Look for the line containing "Emit a component" and the line containing "1.11, 1.1, 1.11, 1.1, 1.11, 1.1, 1.1, 1.1];" in the entries below. Copy those two and all lines between them exactly, leaving out pictures.

*TASK INPUTS*
** begin **

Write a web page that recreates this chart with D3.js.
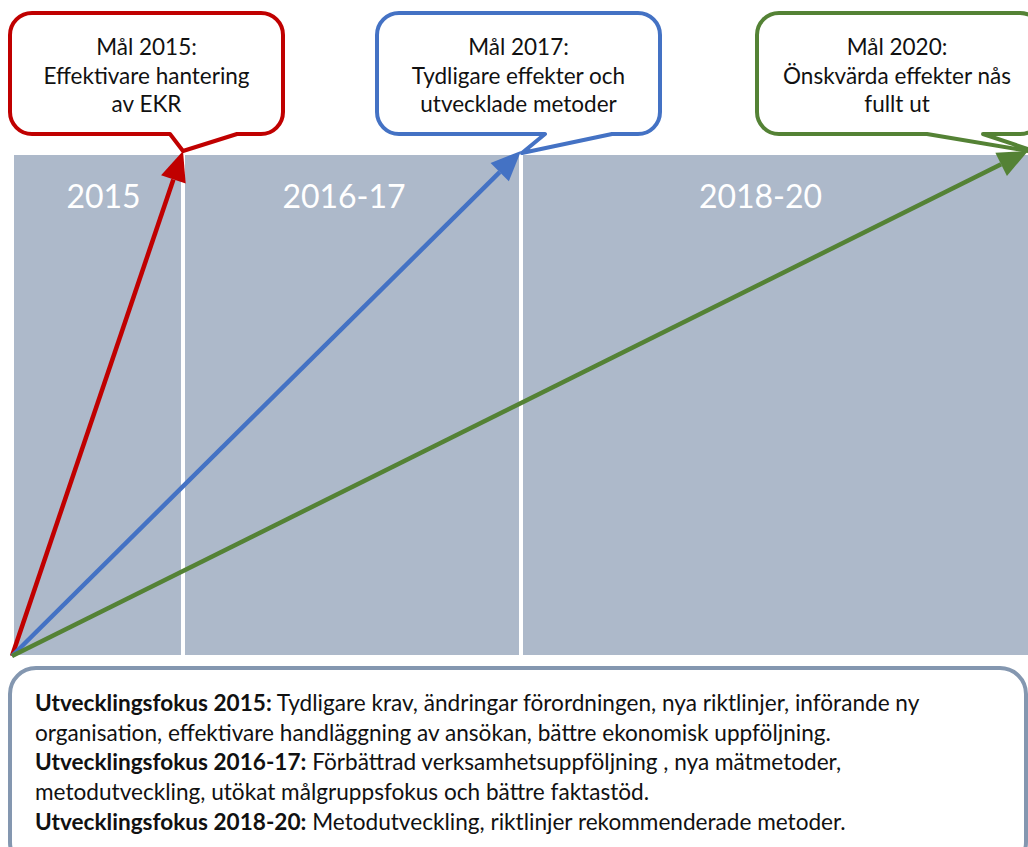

** end **
** begin **

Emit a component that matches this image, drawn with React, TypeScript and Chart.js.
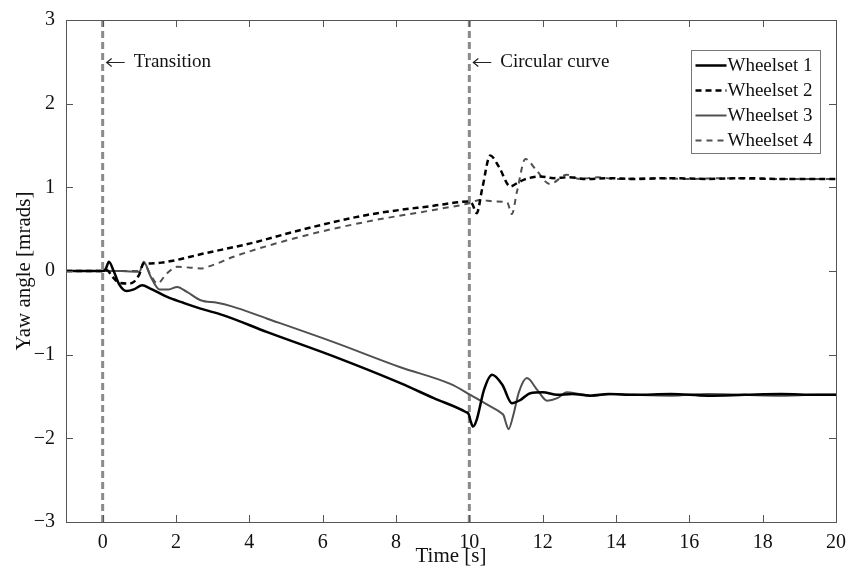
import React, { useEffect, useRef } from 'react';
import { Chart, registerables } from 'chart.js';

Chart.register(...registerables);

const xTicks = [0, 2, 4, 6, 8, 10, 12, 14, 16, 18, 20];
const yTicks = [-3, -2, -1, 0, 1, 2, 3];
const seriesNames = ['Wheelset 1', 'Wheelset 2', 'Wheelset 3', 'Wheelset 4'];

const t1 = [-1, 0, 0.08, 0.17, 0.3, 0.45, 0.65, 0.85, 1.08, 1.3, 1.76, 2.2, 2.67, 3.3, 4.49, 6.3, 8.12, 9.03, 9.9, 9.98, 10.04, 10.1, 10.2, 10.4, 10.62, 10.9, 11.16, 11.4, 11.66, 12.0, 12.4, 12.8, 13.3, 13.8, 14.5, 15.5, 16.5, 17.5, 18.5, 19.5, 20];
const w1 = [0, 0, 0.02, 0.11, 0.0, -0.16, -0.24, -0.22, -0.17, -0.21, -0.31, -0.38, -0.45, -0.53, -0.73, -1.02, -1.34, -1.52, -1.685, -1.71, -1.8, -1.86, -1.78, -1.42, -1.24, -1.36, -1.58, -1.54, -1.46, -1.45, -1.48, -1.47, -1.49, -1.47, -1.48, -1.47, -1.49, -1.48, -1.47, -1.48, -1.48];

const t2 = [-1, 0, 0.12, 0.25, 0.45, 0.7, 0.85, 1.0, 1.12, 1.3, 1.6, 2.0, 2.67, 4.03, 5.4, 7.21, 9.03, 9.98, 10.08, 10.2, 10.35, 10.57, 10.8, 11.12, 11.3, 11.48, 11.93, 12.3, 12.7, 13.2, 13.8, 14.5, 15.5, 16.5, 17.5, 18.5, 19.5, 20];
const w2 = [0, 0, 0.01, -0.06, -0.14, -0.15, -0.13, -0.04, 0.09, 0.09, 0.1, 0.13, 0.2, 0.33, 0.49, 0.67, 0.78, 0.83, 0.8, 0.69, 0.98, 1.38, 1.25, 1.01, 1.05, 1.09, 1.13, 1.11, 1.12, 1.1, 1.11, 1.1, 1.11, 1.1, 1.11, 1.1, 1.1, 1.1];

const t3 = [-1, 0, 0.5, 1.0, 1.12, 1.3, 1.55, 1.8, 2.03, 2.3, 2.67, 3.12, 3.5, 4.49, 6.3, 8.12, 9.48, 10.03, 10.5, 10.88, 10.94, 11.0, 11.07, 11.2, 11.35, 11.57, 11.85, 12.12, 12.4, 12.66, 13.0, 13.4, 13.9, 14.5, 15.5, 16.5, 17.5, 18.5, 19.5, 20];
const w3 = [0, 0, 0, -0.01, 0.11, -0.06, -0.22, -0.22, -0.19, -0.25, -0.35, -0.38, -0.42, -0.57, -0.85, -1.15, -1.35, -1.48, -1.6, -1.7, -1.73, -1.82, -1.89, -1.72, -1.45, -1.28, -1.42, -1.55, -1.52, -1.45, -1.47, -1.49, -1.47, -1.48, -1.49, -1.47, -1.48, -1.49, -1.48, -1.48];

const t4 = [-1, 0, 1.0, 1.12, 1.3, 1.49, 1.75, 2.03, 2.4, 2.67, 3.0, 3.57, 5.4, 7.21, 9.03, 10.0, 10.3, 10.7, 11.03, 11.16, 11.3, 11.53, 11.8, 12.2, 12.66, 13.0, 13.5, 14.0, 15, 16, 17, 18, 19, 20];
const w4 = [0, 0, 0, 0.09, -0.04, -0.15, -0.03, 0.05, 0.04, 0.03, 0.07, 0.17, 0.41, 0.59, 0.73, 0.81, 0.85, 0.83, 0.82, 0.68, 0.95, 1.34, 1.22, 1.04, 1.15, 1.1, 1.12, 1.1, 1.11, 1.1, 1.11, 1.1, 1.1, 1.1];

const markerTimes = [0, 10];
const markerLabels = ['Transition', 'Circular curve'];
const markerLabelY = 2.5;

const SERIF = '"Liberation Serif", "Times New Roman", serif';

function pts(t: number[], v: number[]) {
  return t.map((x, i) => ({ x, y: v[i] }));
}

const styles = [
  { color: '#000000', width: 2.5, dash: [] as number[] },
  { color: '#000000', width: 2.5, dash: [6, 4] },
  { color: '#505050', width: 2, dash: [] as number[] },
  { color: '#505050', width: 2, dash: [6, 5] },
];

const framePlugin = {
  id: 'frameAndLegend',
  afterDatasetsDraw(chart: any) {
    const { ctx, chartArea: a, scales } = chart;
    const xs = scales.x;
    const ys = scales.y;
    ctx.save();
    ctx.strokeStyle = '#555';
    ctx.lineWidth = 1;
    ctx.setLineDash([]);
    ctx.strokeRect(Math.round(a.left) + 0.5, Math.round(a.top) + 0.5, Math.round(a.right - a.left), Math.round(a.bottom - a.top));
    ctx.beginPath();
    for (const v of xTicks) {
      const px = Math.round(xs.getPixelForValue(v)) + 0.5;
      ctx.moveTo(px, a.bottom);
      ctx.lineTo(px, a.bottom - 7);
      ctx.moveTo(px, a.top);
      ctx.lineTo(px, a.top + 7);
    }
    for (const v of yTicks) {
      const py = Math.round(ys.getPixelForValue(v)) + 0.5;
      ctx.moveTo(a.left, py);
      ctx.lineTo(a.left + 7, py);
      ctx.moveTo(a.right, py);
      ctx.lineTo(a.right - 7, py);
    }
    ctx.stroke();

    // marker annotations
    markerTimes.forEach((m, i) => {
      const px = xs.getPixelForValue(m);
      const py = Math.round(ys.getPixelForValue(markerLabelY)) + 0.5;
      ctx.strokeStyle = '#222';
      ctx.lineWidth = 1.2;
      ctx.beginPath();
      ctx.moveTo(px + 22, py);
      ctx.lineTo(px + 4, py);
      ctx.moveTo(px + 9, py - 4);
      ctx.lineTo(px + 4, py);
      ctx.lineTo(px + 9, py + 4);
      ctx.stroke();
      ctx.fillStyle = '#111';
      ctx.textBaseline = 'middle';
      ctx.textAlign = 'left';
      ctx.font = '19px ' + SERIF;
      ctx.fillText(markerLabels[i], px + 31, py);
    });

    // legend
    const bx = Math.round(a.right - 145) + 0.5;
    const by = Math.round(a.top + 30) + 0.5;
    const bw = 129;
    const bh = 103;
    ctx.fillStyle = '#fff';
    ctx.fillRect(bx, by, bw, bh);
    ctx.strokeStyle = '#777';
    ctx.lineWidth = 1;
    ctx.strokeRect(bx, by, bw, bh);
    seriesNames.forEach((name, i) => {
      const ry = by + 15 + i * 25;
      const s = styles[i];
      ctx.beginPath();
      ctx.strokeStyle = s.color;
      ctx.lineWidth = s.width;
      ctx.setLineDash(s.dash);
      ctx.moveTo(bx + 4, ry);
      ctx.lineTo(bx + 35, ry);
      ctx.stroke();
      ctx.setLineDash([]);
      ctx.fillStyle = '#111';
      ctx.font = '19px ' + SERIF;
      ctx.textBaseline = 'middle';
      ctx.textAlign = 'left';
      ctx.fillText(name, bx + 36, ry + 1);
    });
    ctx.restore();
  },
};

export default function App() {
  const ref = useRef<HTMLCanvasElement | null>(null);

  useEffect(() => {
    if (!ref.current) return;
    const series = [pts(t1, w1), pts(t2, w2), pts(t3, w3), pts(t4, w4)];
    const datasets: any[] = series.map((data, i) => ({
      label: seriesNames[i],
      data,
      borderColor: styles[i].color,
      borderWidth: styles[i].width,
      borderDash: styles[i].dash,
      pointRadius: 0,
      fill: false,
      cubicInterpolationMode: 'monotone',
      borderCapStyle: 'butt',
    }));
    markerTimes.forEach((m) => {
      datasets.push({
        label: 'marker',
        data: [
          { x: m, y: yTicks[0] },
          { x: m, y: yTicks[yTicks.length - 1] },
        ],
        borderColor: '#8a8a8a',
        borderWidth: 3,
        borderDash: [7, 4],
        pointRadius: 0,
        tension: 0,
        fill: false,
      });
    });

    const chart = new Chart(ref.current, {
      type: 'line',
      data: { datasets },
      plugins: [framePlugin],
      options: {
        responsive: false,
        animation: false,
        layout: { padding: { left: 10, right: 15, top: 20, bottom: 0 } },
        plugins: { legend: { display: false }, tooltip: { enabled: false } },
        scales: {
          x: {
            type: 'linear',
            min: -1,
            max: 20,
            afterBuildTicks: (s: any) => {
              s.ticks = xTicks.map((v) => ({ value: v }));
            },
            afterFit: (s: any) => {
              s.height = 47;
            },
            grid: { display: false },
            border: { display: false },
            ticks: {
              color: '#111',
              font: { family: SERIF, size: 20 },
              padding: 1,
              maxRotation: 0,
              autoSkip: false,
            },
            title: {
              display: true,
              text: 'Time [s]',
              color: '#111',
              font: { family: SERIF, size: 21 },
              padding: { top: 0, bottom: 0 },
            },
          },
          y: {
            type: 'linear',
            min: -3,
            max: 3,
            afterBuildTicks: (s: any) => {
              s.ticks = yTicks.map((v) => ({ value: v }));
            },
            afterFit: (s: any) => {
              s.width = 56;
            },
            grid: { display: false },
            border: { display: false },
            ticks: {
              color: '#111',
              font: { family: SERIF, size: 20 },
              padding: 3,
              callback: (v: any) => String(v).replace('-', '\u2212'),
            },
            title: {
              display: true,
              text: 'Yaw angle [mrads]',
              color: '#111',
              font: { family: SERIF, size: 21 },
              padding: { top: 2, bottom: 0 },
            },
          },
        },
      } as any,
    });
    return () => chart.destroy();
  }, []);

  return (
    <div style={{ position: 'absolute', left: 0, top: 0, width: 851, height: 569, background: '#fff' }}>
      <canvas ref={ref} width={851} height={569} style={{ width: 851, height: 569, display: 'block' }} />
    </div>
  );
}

** end **
** begin **

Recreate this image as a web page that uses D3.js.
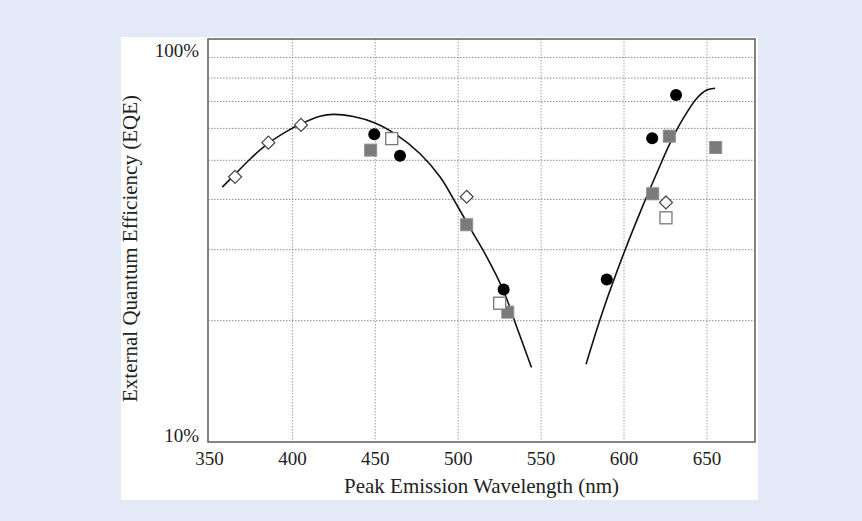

** end **

*SOLUTION FOR THIS EXERCISE*
Emit a component that matches this image, drawn with React, TypeScript and Chart.js.
import React, { useEffect, useRef } from 'react';
import { Chart, registerables } from 'chart.js';

Chart.register(...registerables);

const xTicks = [0, 2, 4, 6, 8, 10, 12, 14, 16, 18, 20];
const yTicks = [-3, -2, -1, 0, 1, 2, 3];
const seriesNames = ['Wheelset 1', 'Wheelset 2', 'Wheelset 3', 'Wheelset 4'];

const t1 = [-1, 0, 0.08, 0.17, 0.3, 0.45, 0.65, 0.85, 1.08, 1.3, 1.76, 2.2, 2.67, 3.3, 4.49, 6.3, 8.12, 9.03, 9.9, 9.98, 10.04, 10.1, 10.2, 10.4, 10.62, 10.9, 11.16, 11.4, 11.66, 12.0, 12.4, 12.8, 13.3, 13.8, 14.5, 15.5, 16.5, 17.5, 18.5, 19.5, 20];
const w1 = [0, 0, 0.02, 0.11, 0.0, -0.16, -0.24, -0.22, -0.17, -0.21, -0.31, -0.38, -0.45, -0.53, -0.73, -1.02, -1.34, -1.52, -1.685, -1.71, -1.8, -1.86, -1.78, -1.42, -1.24, -1.36, -1.58, -1.54, -1.46, -1.45, -1.48, -1.47, -1.49, -1.47, -1.48, -1.47, -1.49, -1.48, -1.47, -1.48, -1.48];

const t2 = [-1, 0, 0.12, 0.25, 0.45, 0.7, 0.85, 1.0, 1.12, 1.3, 1.6, 2.0, 2.67, 4.03, 5.4, 7.21, 9.03, 9.98, 10.08, 10.2, 10.35, 10.57, 10.8, 11.12, 11.3, 11.48, 11.93, 12.3, 12.7, 13.2, 13.8, 14.5, 15.5, 16.5, 17.5, 18.5, 19.5, 20];
const w2 = [0, 0, 0.01, -0.06, -0.14, -0.15, -0.13, -0.04, 0.09, 0.09, 0.1, 0.13, 0.2, 0.33, 0.49, 0.67, 0.78, 0.83, 0.8, 0.69, 0.98, 1.38, 1.25, 1.01, 1.05, 1.09, 1.13, 1.11, 1.12, 1.1, 1.11, 1.1, 1.11, 1.1, 1.11, 1.1, 1.1, 1.1];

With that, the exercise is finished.